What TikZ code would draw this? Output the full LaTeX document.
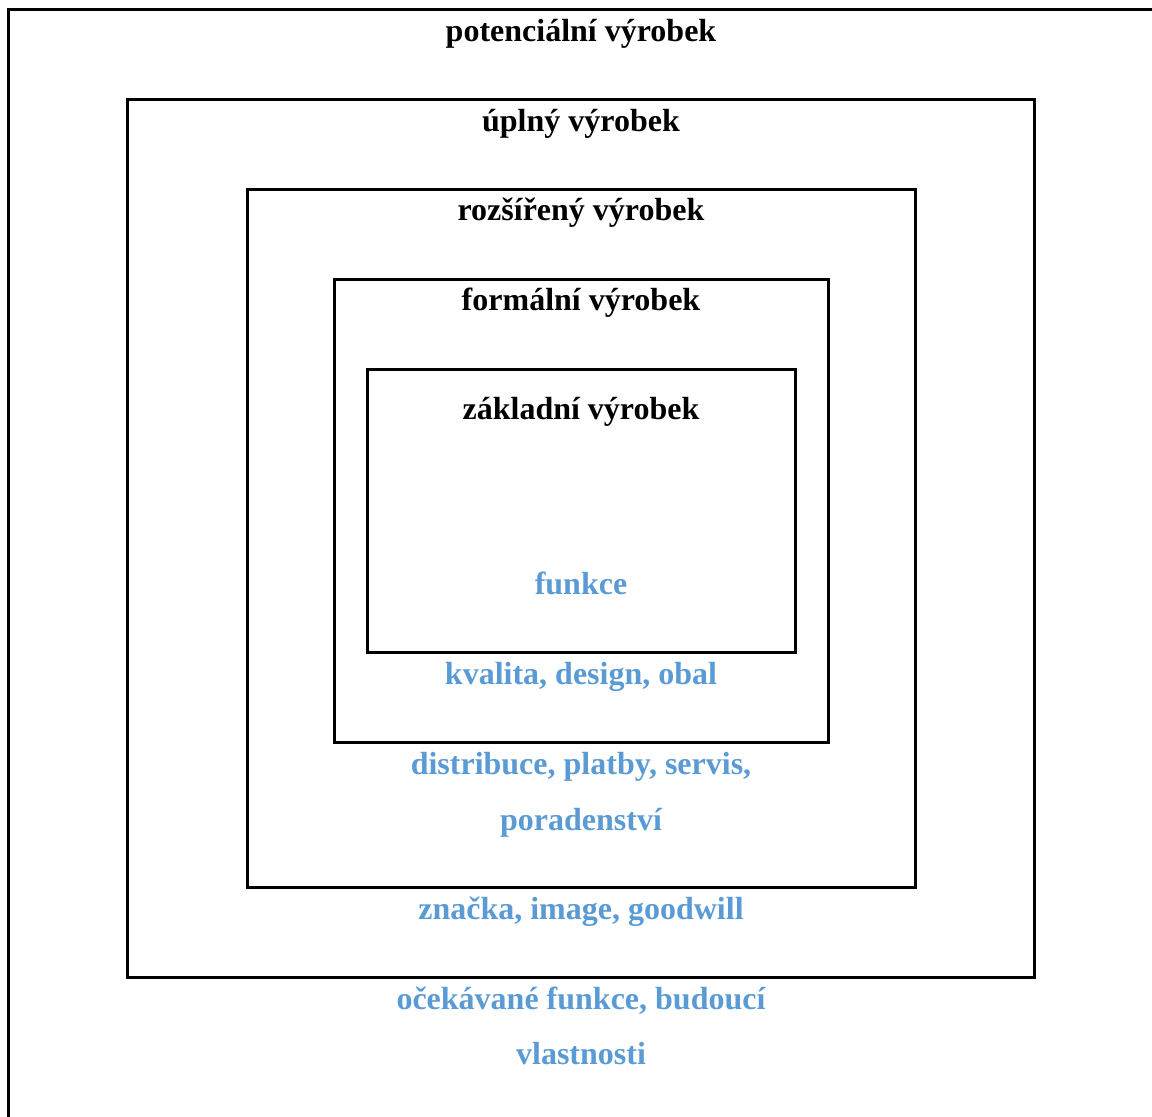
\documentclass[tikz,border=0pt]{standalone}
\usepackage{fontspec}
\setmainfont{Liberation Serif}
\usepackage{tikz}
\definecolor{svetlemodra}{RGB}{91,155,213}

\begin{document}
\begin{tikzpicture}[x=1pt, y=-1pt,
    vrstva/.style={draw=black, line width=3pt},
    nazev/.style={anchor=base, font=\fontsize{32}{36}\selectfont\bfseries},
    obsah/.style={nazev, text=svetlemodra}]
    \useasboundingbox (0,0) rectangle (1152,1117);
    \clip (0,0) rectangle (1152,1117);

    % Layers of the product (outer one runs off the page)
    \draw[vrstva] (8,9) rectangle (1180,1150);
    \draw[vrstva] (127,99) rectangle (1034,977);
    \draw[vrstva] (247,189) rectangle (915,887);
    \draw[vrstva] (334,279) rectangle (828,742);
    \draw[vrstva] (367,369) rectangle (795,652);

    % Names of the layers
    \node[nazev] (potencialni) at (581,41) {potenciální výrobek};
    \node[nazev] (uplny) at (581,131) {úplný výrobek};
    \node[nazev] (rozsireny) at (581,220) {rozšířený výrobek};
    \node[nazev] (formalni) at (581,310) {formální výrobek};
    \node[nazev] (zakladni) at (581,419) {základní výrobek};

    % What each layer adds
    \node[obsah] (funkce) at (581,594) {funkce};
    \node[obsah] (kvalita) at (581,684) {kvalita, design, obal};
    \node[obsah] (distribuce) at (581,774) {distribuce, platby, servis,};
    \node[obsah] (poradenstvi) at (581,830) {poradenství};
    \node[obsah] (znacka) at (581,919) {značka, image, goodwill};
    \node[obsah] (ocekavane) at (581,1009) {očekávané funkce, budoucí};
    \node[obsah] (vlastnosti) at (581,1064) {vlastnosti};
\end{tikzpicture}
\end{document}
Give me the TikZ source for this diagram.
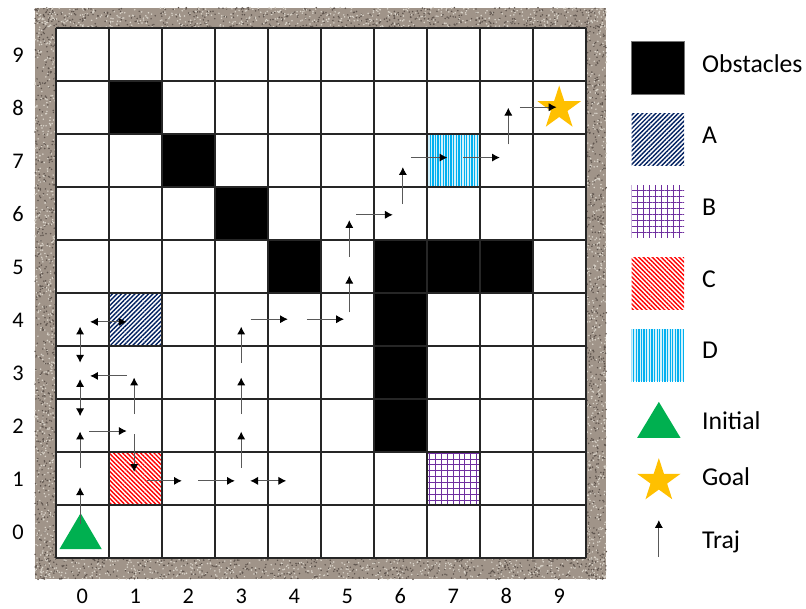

____

• _Task details_
Exactly as written, repeat the lines from the beginning of the entries up to and including the line with "(zakladni) at (581,419)", but not the pictures.

• _Reply_
What TikZ code would draw this? Output the full LaTeX document.
\documentclass[tikz,border=0pt]{standalone}
\usepackage{fontspec}
\setmainfont{Liberation Serif}
\usepackage{tikz}
\definecolor{svetlemodra}{RGB}{91,155,213}

\begin{document}
\begin{tikzpicture}[x=1pt, y=-1pt,
    vrstva/.style={draw=black, line width=3pt},
    nazev/.style={anchor=base, font=\fontsize{32}{36}\selectfont\bfseries},
    obsah/.style={nazev, text=svetlemodra}]
    \useasboundingbox (0,0) rectangle (1152,1117);
    \clip (0,0) rectangle (1152,1117);

    % Layers of the product (outer one runs off the page)
    \draw[vrstva] (8,9) rectangle (1180,1150);
    \draw[vrstva] (127,99) rectangle (1034,977);
    \draw[vrstva] (247,189) rectangle (915,887);
    \draw[vrstva] (334,279) rectangle (828,742);
    \draw[vrstva] (367,369) rectangle (795,652);

    % Names of the layers
    \node[nazev] (potencialni) at (581,41) {potenciální výrobek};
    \node[nazev] (uplny) at (581,131) {úplný výrobek};
    \node[nazev] (rozsireny) at (581,220) {rozšířený výrobek};
    \node[nazev] (formalni) at (581,310) {formální výrobek};
    \node[nazev] (zakladni) at (581,419) {základní výrobek};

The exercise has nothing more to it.